Fascinating insight into the Russian mind set behind the current Ukrainian crisis.
I’ve never read Richard Sakwa before but he does come across as being a Putin apologist, however he has put together an interesting book helping us to comprehend the Russian psyche behind the crisis in Ukraine.
He argues convincingly that the immediate post cold war lack of engagement with Russia as an equal are at the root of the current conflict and that recent US and EU arrogance in telling Russia how to conduct its affairs has further exacerbated the crisis. Evidence of direct US interference has also surfaced via the Snowden revelations.
The author provides background to the concept of Ukraine as a nation state and details how Ukraine’s borders are as a result of administrative convenience during the soviet period creating a powder keg of ethnic groups with similar histories, but vastly different agendas.
This has resulted in the western portion being mainly made up those wanting greater ties with the west whilst the eastern portion, who in the majority were happy to be part of Ukraine, wanted their language, history and connections with Russia to be recognised. Sakwa describes “memory wars” where each group interpret their thousand years of shared histories in vastly different ways.
This is particularly highlighted by the support of some Ukrainian Nationalists for Stepan Bandera (1909 – 1959) a controversial figure both in Ukraine and internationally for his alliance with Nazi Germany and ethnic cleansing of Poles in Galicia at the end of World War 2.
Sakwa states that hard-core Ukrainian nationalists won’t countenance a pluralist state and have specifically created laws replacing Russian with Ukrainian as a recognised national language and denied those people any form of determination which was not fundamentally of a purely Ukrainian slant.
Sakwa sees the parallels with Hitler in the late 1930s as incorrect with Russia having no capability to invade Poland or the Baltic states, however he is not alone in seeing alarming parallels with 1914.
In summary the author sees the Ukrainian crisis as a defensive action by Russia with the annexation of the Crimea as Russia seeing the opportunity of dealing with the Soviet aberration of placing it in the Ukraine SSR in the 1960s, Russian fears of ethnic cleansing but Ukrainian extremists as well as putting a clear marker down to the west that this is Russia’s back yard.

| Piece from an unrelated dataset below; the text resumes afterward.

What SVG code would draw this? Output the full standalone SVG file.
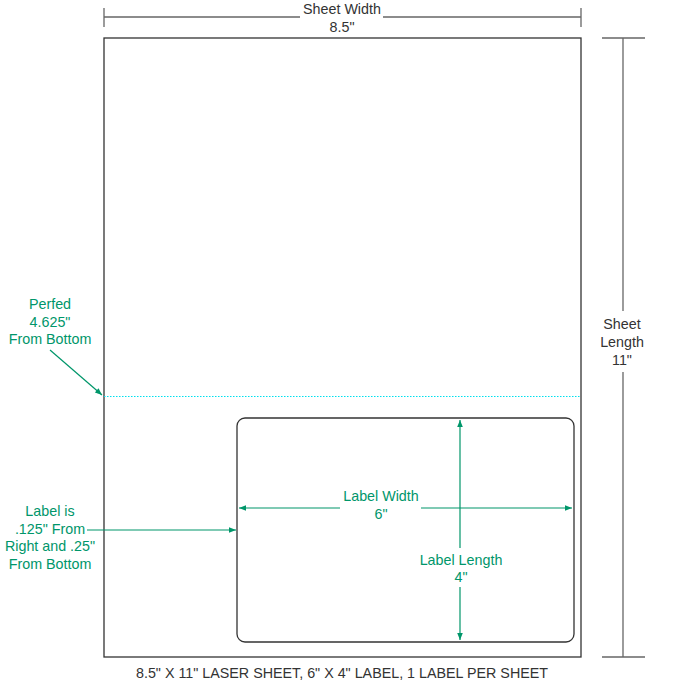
<svg xmlns="http://www.w3.org/2000/svg" width="673" height="686" viewBox="0 0 673 686">
<defs>
<style>
.dim{stroke:#666;stroke-width:1.3;fill:none}
.g{stroke:#00966a;stroke-width:1.2;fill:none}
.t{font-family:"Liberation Sans",Arial,sans-serif;font-size:14.3px;text-anchor:middle}
.tk{fill:#333}
.tg{fill:#00966a}
</style>
<marker id="ah" viewBox="0 0 10 10" refX="10" refY="5" markerWidth="9" markerHeight="7" orient="auto" markerUnits="userSpaceOnUse">
<path d="M0,1 L10,5 L0,9 Z" fill="#00966a"/>
</marker>
</defs>
<rect width="673" height="686" fill="#fff"/>
<g id="sheet">
<rect x="104" y="38" width="477" height="619" fill="#fff" stroke="#333" stroke-width="1.3"/>
</g>
<g id="perf">
<line x1="104" y1="396.5" x2="581" y2="396.5" stroke="#00e0ee" stroke-width="1.2" stroke-dasharray="1.5,1.5"/>
</g>
<g id="label">
<rect x="237" y="418" width="337" height="224" rx="8" ry="8" fill="#fff" stroke="#333" stroke-width="1.3"/>
</g>
<g id="connectors">
<line class="dim" x1="104" y1="8" x2="104" y2="27"/>
<line class="dim" x1="581" y1="8" x2="581" y2="27"/>
<line class="dim" x1="104" y1="17" x2="300" y2="17"/>
<line class="dim" x1="383" y1="17" x2="581" y2="17"/>
<line class="dim" x1="602" y1="38" x2="645" y2="38"/>
<line class="dim" x1="602" y1="657" x2="645" y2="657"/>
<line class="dim" x1="623" y1="38" x2="623" y2="311"/>
<line class="dim" x1="623" y1="372" x2="623" y2="657"/>
<line class="g" x1="50" y1="350" x2="102" y2="395" marker-end="url(#ah)"/>
<line class="g" x1="87" y1="530" x2="236" y2="530" marker-end="url(#ah)"/>
<line class="g" x1="340" y1="508" x2="239" y2="508" marker-end="url(#ah)"/>
<line class="g" x1="421" y1="508" x2="572" y2="508" marker-end="url(#ah)"/>
<line class="g" x1="460" y1="548" x2="460" y2="420" marker-end="url(#ah)"/>
<line class="g" x1="460" y1="587" x2="460" y2="640" marker-end="url(#ah)"/>
</g>
<g id="texts">
<text class="t tk" x="342" y="14">Sheet Width</text>
<text class="t tk" x="342" y="32">8.5"</text>
<text class="t tk" x="622" y="329">Sheet</text>
<text class="t tk" x="622" y="347">Length</text>
<text class="t tk" x="622" y="365">11"</text>
<text class="t tg" x="50" y="309">Perfed</text>
<text class="t tg" x="50" y="327">4.625"</text>
<text class="t tg" x="50" y="344">From Bottom</text>
<text class="t tg" x="50" y="516">Label is</text>
<text class="t tg" x="50" y="534">.125" From</text>
<text class="t tg" x="50" y="551">Right and .25"</text>
<text class="t tg" x="50" y="569">From Bottom</text>
<text class="t tg" x="381" y="501">Label Width</text>
<text class="t tg" x="381" y="519">6"</text>
<text class="t tg" x="461" y="565">Label Length</text>
<text class="t tg" x="461" y="582">4"</text>
<text class="t tk" x="342" y="678">8.5" X 11" LASER SHEET, 6" X 4" LABEL, 1 LABEL PER SHEET</text>
</g>
</svg>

As I said earlier Sakwa does come across as being a Putin apologist but I feel the book does give some fascinating insight into the Russian state of mind. Some of the language is a bit too scholarly for my liking, but his detail around Russia's fears of being surrounded by NATO and their long memories of the German-Soviet War (1941-45) and even the Allied Intervention in the Russian Civil War (1917-1922) are notable.
If, like me, you find the current Ukraine crisis pretty confusing, this is the book you need. The author goes into the history and origins of the crisis, how it developed and how it is likely to play out. If I still find it all somewhat incomprehensible then no doubt that is my fault not the author’s. A timely and well-researched study of the conflict.